Retype, exactly as they stand, the lines from the start of the data to the line that contains "const labelPts = arcs.map((a, i)", both ends included. Leave the pictures out.

----- Raw data -----

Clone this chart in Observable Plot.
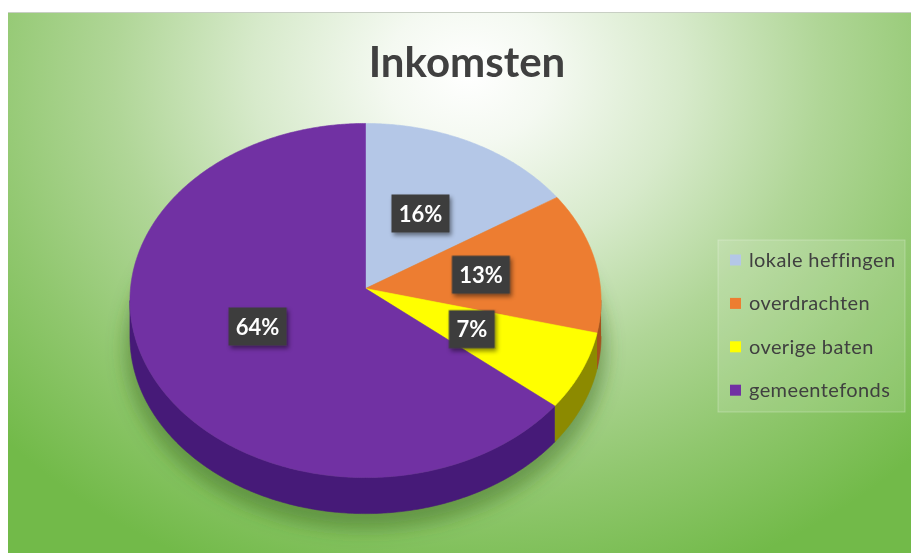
<!DOCTYPE html>
<html>
<head>
<meta charset="utf-8">
<script src="https://cdn.jsdelivr.net/npm/d3@7"></script>
<script src="https://cdn.jsdelivr.net/npm/@observablehq/plot@0.6"></script>
<style>
  html, body { margin: 0; padding: 0; background: #ffffff; }
  #wrap { position: relative; width: 911px; height: 553px; overflow: hidden; background: #ffffff; }
  #bg { position: absolute; left: 8px; top: 12px; width: 903px; height: 541px;
        border-top: 1px solid #c8cfc4;
        background: radial-gradient(ellipse 70% 100% at 51% 11%, #ffffff 0%, #f4f9f1 13%, #d7eacb 34%, #b0d697 56%, #90c76e 78%, #72ba49 100%); }
  #chart { position: absolute; left: 0; top: 0; }
</style>
</head>
<body>
<div id="wrap"><div id="bg"></div><div id="chart"></div></div>
<script>
// ---- data ----
const title = "Inkomsten";
const categories = ["lokale heffingen", "overdrachten", "overige baten", "gemeentefonds"];
const values = [16, 13, 7, 64];
const labels = ["16%", "13%", "7%", "64%"];
const topColors = ["#b4c7e7", "#ed7d31", "#ffff00", "#7131a3"];
const sideColors = ["#7d8db0", "#a4511c", "#8c8a00", "#461a78"];

// ---- layout ----
const W = 911, H = 553;
const CX = 365, CY = 288, R = 235;   // apex in pixels, radius in pixels
const T = 0.75, K = 0.068;           // tilt and perspective
const D = 36 / R;                    // thickness in radius units

function P(theta, f, h = 0) {
  const u = f * Math.sin(theta), v = -f * Math.cos(theta);
  const s = 1 / (1 - K * v);
  return {x: u * s, y: T * v * s + h};
}
function arc(a1, a2, f, h) {
  const n = Math.max(2, Math.ceil((a2 - a1) / (Math.PI / 360)));
  return d3.range(n + 1).map(i => P(a1 + (a2 - a1) * i / n, f, h));
}

const arcs = d3.pie().sort(null).value(d => d)(values);
const theta0 = Math.acos(-K), theta1 = 2 * Math.PI - theta0;

const tops = arcs.map((a, i) => [{x: 0, y: 0}, ...arc(a.startAngle, a.endAngle, 1, 0), {x: 0, y: 0}]);
const sides = arcs.map((a, i) => {
  const lo = Math.max(a.startAngle, theta0), hi = Math.min(a.endAngle, theta1);
  if (lo >= hi) return null;
  return [...arc(lo, hi, 1, 0), ...arc(lo, hi, 1, D).reverse()];
});
const shadow = arc(0, 2 * Math.PI, 1.02, D + 0.05);
const labelPts = arcs.map((a, i) => ({...P((a.startAngle + a.endAngle) / 2, 0.5, 0), label: labels[i]}));

const boxSymbol = {
  draw(context, size) {
    const hw = Math.sqrt(size / Math.PI);
    context.rect(-hw, -19, 2 * hw, 38);
  }
};

const marks = [];
marks.push(Plot.line(shadow, {x: "x", y: "y", fill: "#3d6a22", fillOpacity: 0.5, stroke: "none"}));
sides.forEach((s, i) => { if (s) marks.push(Plot.line(s, {x: "x", y: "y", fill: sideColors[i], stroke: sideColors[i], strokeWidth: 0.6})); });
tops.forEach((t, i) => marks.push(Plot.line(t, {x: "x", y: "y", fill: topColors[i], stroke: topColors[i], strokeWidth: 0.6})));
marks.push(Plot.dot(labelPts, {x: "x", y: "y", r: d => 11 + 6 * d.label.length, symbol: boxSymbol, fill: "#3c3c3c", stroke: "none"}));
marks.push(Plot.text(labelPts, {x: "x", y: "y", text: "label", fill: "white", fontSize: 22, fontWeight: "bold", fontFamily: "Lato", dy: 1}));

const plot = Plot.plot({
  width: W, height: H,
  margin: 0,
  x: {domain: [-CX / R, (W - CX) / R], range: [0, W], axis: null},
  y: {domain: [-CY / R, (H - CY) / R], range: [0, H], axis: null},
  r: {type: "identity"},
  style: {background: "transparent", overflow: "visible"},
  marks
});

const svg = d3.select(plot);
const defs = svg.insert("defs", ":first-child");
defs.append("filter").attr("id", "pieShadow").attr("x", "-20%").attr("y", "-20%").attr("width", "140%").attr("height", "140%")
  .append("feGaussianBlur").attr("stdDeviation", 9);
const ds = defs.append("filter").attr("id", "boxShadow").attr("x", "-30%").attr("y", "-30%").attr("width", "160%").attr("height", "160%");
ds.append("feDropShadow").attr("dx", 2).attr("dy", 3).attr("stdDeviation", 2).attr("flood-color", "#000").attr("flood-opacity", 0.45);
const lineGroups = plot.querySelectorAll(':scope > g[aria-label="line"]');
if (lineGroups.length) lineGroups[0].setAttribute("filter", "url(#pieShadow)");
const dotGroup = plot.querySelector(':scope > g[aria-label="dot"]');
if (dotGroup) dotGroup.setAttribute("filter", "url(#boxShadow)");

// title
svg.append("text").attr("x", 467).attr("y", 77).attr("text-anchor", "middle")
  .attr("font-family", "Lato").attr("font-weight", "bold").attr("font-size", 42)
  .attr("fill", "#404040").text(title);

// legend
const lg = svg.append("g").attr("font-family", "Lato").attr("font-size", 20).attr("letter-spacing", 0.4).attr("fill", "#404040").attr("text-anchor", "start");
lg.append("rect").attr("x", 718).attr("y", 240).attr("width", 187).attr("height", 172)
  .attr("fill", "#ffffff").attr("fill-opacity", 0.12).attr("stroke", "#ffffff").attr("stroke-opacity", 0.25);
categories.forEach((c, i) => {
  const y = 260 + i * 43.4;
  lg.append("rect").attr("x", 730).attr("y", y - 5.5).attr("width", 11).attr("height", 11).attr("fill", topColors[i]);
  lg.append("text").attr("x", 749).attr("y", y).attr("dy", "0.35em").attr("text-anchor", "start").text(c);
});

document.getElementById("chart").appendChild(plot);
</script>
</body>
</html>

-----

### Exercise solution
Clone this chart in Observable Plot.
<!DOCTYPE html>
<html>
<head>
<meta charset="utf-8">
<script src="https://cdn.jsdelivr.net/npm/d3@7"></script>
<script src="https://cdn.jsdelivr.net/npm/@observablehq/plot@0.6"></script>
<style>
  html, body { margin: 0; padding: 0; background: #ffffff; }
  #wrap { position: relative; width: 911px; height: 553px; overflow: hidden; background: #ffffff; }
  #bg { position: absolute; left: 8px; top: 12px; width: 903px; height: 541px;
        border-top: 1px solid #c8cfc4;
        background: radial-gradient(ellipse 70% 100% at 51% 11%, #ffffff 0%, #f4f9f1 13%, #d7eacb 34%, #b0d697 56%, #90c76e 78%, #72ba49 100%); }
  #chart { position: absolute; left: 0; top: 0; }
</style>
</head>
<body>
<div id="wrap"><div id="bg"></div><div id="chart"></div></div>
<script>
// ---- data ----
const title = "Inkomsten";
const categories = ["lokale heffingen", "overdrachten", "overige baten", "gemeentefonds"];
const values = [16, 13, 7, 64];
const labels = ["16%", "13%", "7%", "64%"];
const topColors = ["#b4c7e7", "#ed7d31", "#ffff00", "#7131a3"];
const sideColors = ["#7d8db0", "#a4511c", "#8c8a00", "#461a78"];

// ---- layout ----
const W = 911, H = 553;
const CX = 365, CY = 288, R = 235;   // apex in pixels, radius in pixels
const T = 0.75, K = 0.068;           // tilt and perspective
const D = 36 / R;                    // thickness in radius units

function P(theta, f, h = 0) {
  const u = f * Math.sin(theta), v = -f * Math.cos(theta);
  const s = 1 / (1 - K * v);
  return {x: u * s, y: T * v * s + h};
}
function arc(a1, a2, f, h) {
  const n = Math.max(2, Math.ceil((a2 - a1) / (Math.PI / 360)));
  return d3.range(n + 1).map(i => P(a1 + (a2 - a1) * i / n, f, h));
}

const arcs = d3.pie().sort(null).value(d => d)(values);
const theta0 = Math.acos(-K), theta1 = 2 * Math.PI - theta0;

const tops = arcs.map((a, i) => [{x: 0, y: 0}, ...arc(a.startAngle, a.endAngle, 1, 0), {x: 0, y: 0}]);
const sides = arcs.map((a, i) => {
  const lo = Math.max(a.startAngle, theta0), hi = Math.min(a.endAngle, theta1);
  if (lo >= hi) return null;
  return [...arc(lo, hi, 1, 0), ...arc(lo, hi, 1, D).reverse()];
});
const shadow = arc(0, 2 * Math.PI, 1.02, D + 0.05);
const labelPts = arcs.map((a, i) => ({...P((a.startAngle + a.endAngle) / 2, 0.5, 0), label: labels[i]}));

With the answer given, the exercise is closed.